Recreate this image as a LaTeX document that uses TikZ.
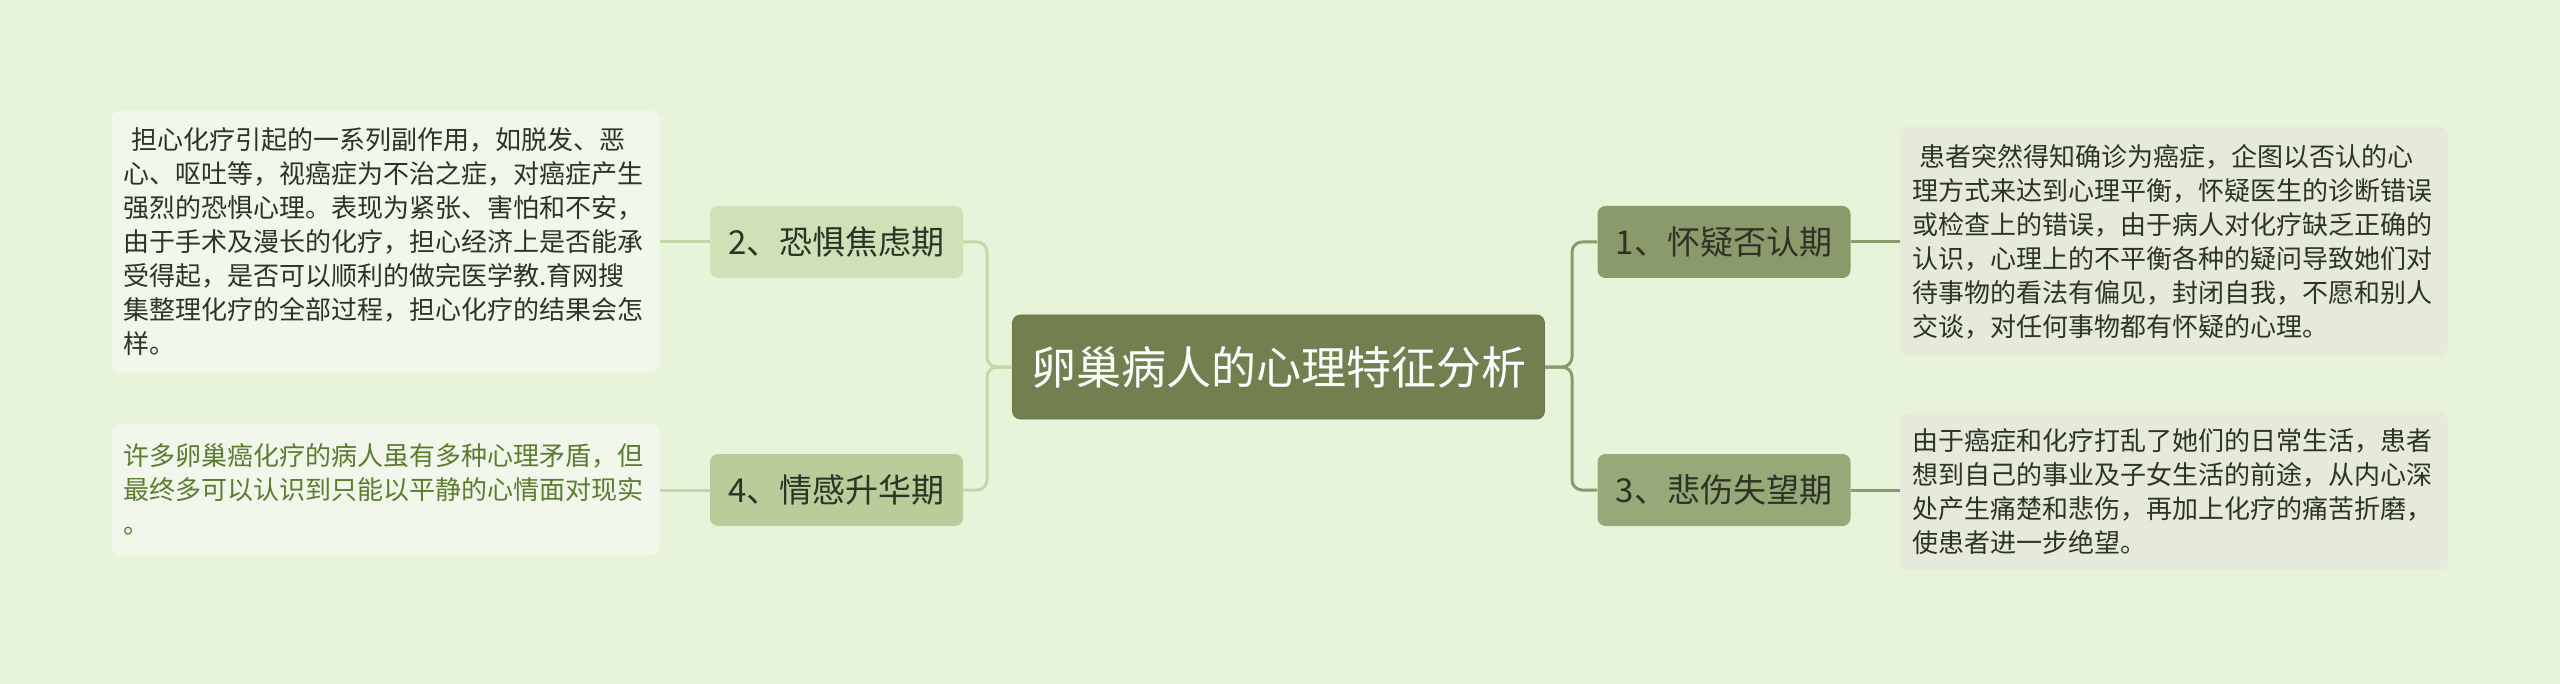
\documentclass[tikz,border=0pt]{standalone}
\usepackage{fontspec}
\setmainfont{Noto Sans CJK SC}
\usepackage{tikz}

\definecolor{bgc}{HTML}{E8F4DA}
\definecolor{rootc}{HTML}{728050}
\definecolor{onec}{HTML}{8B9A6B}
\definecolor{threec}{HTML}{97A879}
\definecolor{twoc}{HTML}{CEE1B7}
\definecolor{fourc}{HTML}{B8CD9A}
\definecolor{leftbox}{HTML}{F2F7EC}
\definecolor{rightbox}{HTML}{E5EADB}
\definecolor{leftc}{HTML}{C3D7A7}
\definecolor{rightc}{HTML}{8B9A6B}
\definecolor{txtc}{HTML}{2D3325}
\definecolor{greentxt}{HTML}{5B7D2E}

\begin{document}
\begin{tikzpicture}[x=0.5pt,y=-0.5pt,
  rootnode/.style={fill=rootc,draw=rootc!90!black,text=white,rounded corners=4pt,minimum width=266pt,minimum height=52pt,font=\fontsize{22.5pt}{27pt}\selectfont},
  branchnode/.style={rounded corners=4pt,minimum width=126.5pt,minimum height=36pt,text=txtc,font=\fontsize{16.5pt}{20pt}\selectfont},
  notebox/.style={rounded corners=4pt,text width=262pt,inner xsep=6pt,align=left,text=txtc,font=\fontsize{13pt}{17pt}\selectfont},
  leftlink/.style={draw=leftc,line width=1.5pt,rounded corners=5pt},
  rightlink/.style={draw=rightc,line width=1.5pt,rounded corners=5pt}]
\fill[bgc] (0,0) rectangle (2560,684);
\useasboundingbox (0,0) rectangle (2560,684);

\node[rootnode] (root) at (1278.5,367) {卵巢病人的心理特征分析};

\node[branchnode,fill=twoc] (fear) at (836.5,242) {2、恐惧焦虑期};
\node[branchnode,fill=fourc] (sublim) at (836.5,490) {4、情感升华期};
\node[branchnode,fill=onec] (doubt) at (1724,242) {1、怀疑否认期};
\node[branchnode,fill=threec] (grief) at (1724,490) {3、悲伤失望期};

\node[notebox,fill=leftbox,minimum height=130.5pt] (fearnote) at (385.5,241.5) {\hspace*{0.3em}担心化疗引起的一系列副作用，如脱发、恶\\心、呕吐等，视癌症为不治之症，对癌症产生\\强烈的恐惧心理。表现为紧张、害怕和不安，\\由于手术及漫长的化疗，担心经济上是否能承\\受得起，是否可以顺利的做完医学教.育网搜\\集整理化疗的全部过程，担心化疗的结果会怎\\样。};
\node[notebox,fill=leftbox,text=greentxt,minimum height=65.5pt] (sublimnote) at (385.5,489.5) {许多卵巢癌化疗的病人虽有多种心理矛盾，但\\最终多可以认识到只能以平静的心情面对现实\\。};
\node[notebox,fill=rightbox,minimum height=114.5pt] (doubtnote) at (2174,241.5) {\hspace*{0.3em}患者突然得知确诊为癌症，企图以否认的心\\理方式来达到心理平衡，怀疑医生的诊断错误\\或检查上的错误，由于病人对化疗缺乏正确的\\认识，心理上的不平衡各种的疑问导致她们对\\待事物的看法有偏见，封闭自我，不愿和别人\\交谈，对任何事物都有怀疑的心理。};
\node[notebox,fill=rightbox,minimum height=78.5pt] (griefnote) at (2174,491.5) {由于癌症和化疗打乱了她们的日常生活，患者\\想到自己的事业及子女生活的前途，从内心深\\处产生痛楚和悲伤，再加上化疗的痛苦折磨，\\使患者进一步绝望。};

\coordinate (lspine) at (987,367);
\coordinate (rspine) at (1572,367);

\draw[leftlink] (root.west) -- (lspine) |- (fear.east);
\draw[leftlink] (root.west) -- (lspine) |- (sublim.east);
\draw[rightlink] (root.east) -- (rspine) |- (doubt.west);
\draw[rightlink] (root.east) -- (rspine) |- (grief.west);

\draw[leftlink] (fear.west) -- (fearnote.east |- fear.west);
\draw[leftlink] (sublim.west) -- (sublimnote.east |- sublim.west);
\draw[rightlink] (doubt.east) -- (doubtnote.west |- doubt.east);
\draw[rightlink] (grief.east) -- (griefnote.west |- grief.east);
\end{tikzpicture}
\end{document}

__Aim__
Go through the listing above and write it all out exactly, leaving out any picture.

__Complete output__
Recreate this image as a LaTeX document that uses TikZ.
\documentclass[tikz,border=0pt]{standalone}
\usepackage{fontspec}
\setmainfont{Noto Sans CJK SC}
\usepackage{tikz}

\definecolor{bgc}{HTML}{E8F4DA}
\definecolor{rootc}{HTML}{728050}
\definecolor{onec}{HTML}{8B9A6B}
\definecolor{threec}{HTML}{97A879}
\definecolor{twoc}{HTML}{CEE1B7}
\definecolor{fourc}{HTML}{B8CD9A}
\definecolor{leftbox}{HTML}{F2F7EC}
\definecolor{rightbox}{HTML}{E5EADB}
\definecolor{leftc}{HTML}{C3D7A7}
\definecolor{rightc}{HTML}{8B9A6B}
\definecolor{txtc}{HTML}{2D3325}
\definecolor{greentxt}{HTML}{5B7D2E}

\begin{document}
\begin{tikzpicture}[x=0.5pt,y=-0.5pt,
  rootnode/.style={fill=rootc,draw=rootc!90!black,text=white,rounded corners=4pt,minimum width=266pt,minimum height=52pt,font=\fontsize{22.5pt}{27pt}\selectfont},
  branchnode/.style={rounded corners=4pt,minimum width=126.5pt,minimum height=36pt,text=txtc,font=\fontsize{16.5pt}{20pt}\selectfont},
  notebox/.style={rounded corners=4pt,text width=262pt,inner xsep=6pt,align=left,text=txtc,font=\fontsize{13pt}{17pt}\selectfont},
  leftlink/.style={draw=leftc,line width=1.5pt,rounded corners=5pt},
  rightlink/.style={draw=rightc,line width=1.5pt,rounded corners=5pt}]
\fill[bgc] (0,0) rectangle (2560,684);
\useasboundingbox (0,0) rectangle (2560,684);

\node[rootnode] (root) at (1278.5,367) {卵巢病人的心理特征分析};

\node[branchnode,fill=twoc] (fear) at (836.5,242) {2、恐惧焦虑期};
\node[branchnode,fill=fourc] (sublim) at (836.5,490) {4、情感升华期};
\node[branchnode,fill=onec] (doubt) at (1724,242) {1、怀疑否认期};
\node[branchnode,fill=threec] (grief) at (1724,490) {3、悲伤失望期};

\node[notebox,fill=leftbox,minimum height=130.5pt] (fearnote) at (385.5,241.5) {\hspace*{0.3em}担心化疗引起的一系列副作用，如脱发、恶\\心、呕吐等，视癌症为不治之症，对癌症产生\\强烈的恐惧心理。表现为紧张、害怕和不安，\\由于手术及漫长的化疗，担心经济上是否能承\\受得起，是否可以顺利的做完医学教.育网搜\\集整理化疗的全部过程，担心化疗的结果会怎\\样。};
\node[notebox,fill=leftbox,text=greentxt,minimum height=65.5pt] (sublimnote) at (385.5,489.5) {许多卵巢癌化疗的病人虽有多种心理矛盾，但\\最终多可以认识到只能以平静的心情面对现实\\。};
\node[notebox,fill=rightbox,minimum height=114.5pt] (doubtnote) at (2174,241.5) {\hspace*{0.3em}患者突然得知确诊为癌症，企图以否认的心\\理方式来达到心理平衡，怀疑医生的诊断错误\\或检查上的错误，由于病人对化疗缺乏正确的\\认识，心理上的不平衡各种的疑问导致她们对\\待事物的看法有偏见，封闭自我，不愿和别人\\交谈，对任何事物都有怀疑的心理。};
\node[notebox,fill=rightbox,minimum height=78.5pt] (griefnote) at (2174,491.5) {由于癌症和化疗打乱了她们的日常生活，患者\\想到自己的事业及子女生活的前途，从内心深\\处产生痛楚和悲伤，再加上化疗的痛苦折磨，\\使患者进一步绝望。};

\coordinate (lspine) at (987,367);
\coordinate (rspine) at (1572,367);

\draw[leftlink] (root.west) -- (lspine) |- (fear.east);
\draw[leftlink] (root.west) -- (lspine) |- (sublim.east);
\draw[rightlink] (root.east) -- (rspine) |- (doubt.west);
\draw[rightlink] (root.east) -- (rspine) |- (grief.west);

\draw[leftlink] (fear.west) -- (fearnote.east |- fear.west);
\draw[leftlink] (sublim.west) -- (sublimnote.east |- sublim.west);
\draw[rightlink] (doubt.east) -- (doubtnote.west |- doubt.east);
\draw[rightlink] (grief.east) -- (griefnote.west |- grief.east);
\end{tikzpicture}
\end{document}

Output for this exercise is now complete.